Apple's M3 Pro Chip. Incremental gains unveiled in benchmark analysis

05.11.2023 posted by Admin

Apple's M3 Pro. Incremental gains, performance realities

Apple's latest M3 Pro chip, sporting a 12-core CPU, offers only slightly improved CPU performance when compared to the M2 Pro chip, also with a 12-core CPU. Vadim Yuryev, the co-host of Max Tech's YouTube channel, recently came across a Geekbench 6 benchmark result highlighting this. However, it's crucial to remember that this is just one benchmark, and we need more results for a more accurate assessment.

Apple introduced their new 14-inch and 16-inch MacBook Pro models on Monday, featuring M3, M3 Pro, and M3 Max chips. The benchmark result in question likely pertains to the 14-inch model, indicated by the "Mac15,6" model identifier.

This benchmark reveals that the M3 Pro achieves a single-core score of 3,035 and a multi-core score of 15,173. If these scores hold up, the M3 Pro demonstrates a roughly 14% improvement in single-core performance compared to the M2 Pro, but only about a 6% increase in multi-core performance, particularly for demanding tasks and workflows.

Both the M2 Pro and M3 Pro come with 12-core CPUs, but the M3 Pro's configuration consists of six high-performance cores and six efficiency cores, in contrast to the M2 Pro's eight high-performance cores and four efficiency cores. Despite being manufactured using TSMC's more advanced 3nm process (versus the M2 Pro's 5nm), the performance gains of the M3 Pro are hampered by its two fewer high-performance cores.

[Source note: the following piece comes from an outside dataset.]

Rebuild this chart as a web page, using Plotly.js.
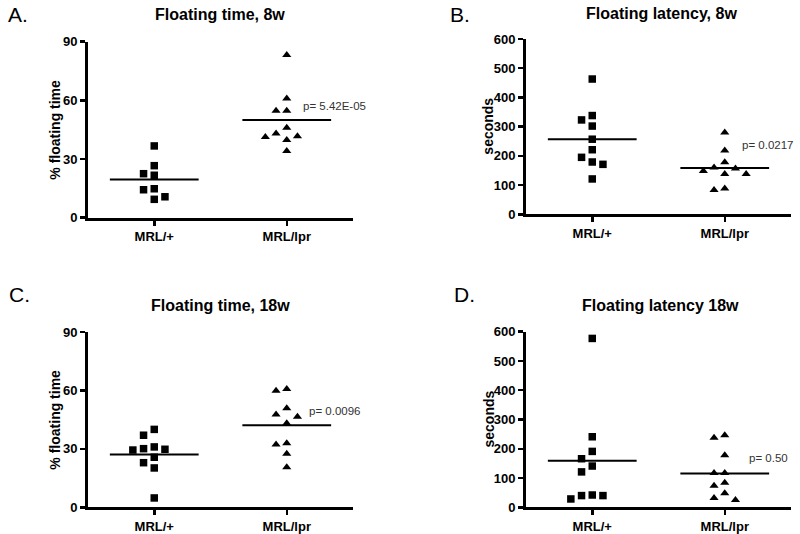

Furthermore, the M3 Pro boasts 25% less memory bandwidth and one fewer GPU core when compared to the M2 Pro.

By limiting the number of high-performance cores in the M3 Pro, Apple has created more differentiation between the M3 Pro and the M3 Max, which boasts up to 12 high-performance cores. Nonetheless, this means that the M3 Pro only offers marginal improvements over the M2 Pro.

Earlier Geekbench 6 results from this week demonstrated that the M3 Max outperforms the M2 Max by up to 45%, while the standard M3 chip outperforms the standard M2 chip by up to 20%. Consequently, the M3 Pro stands as the least impressive chip in the series. Nonetheless, it represents a substantial upgrade for those transitioning from an Intel-based Mac. Notably, the M3 Pro delivers performance up to 20% better than the M1 Pro chip, which is a noteworthy advancement.

Remember that benchmarks offer valuable insights, but real-world performance can differ significantly.

The new MacBook Pro models are currently available for ordering, with M3 and M3 Pro configurations set to be delivered and released in stores on Tuesday, November 7. M3 Max configurations will be introduced later in November.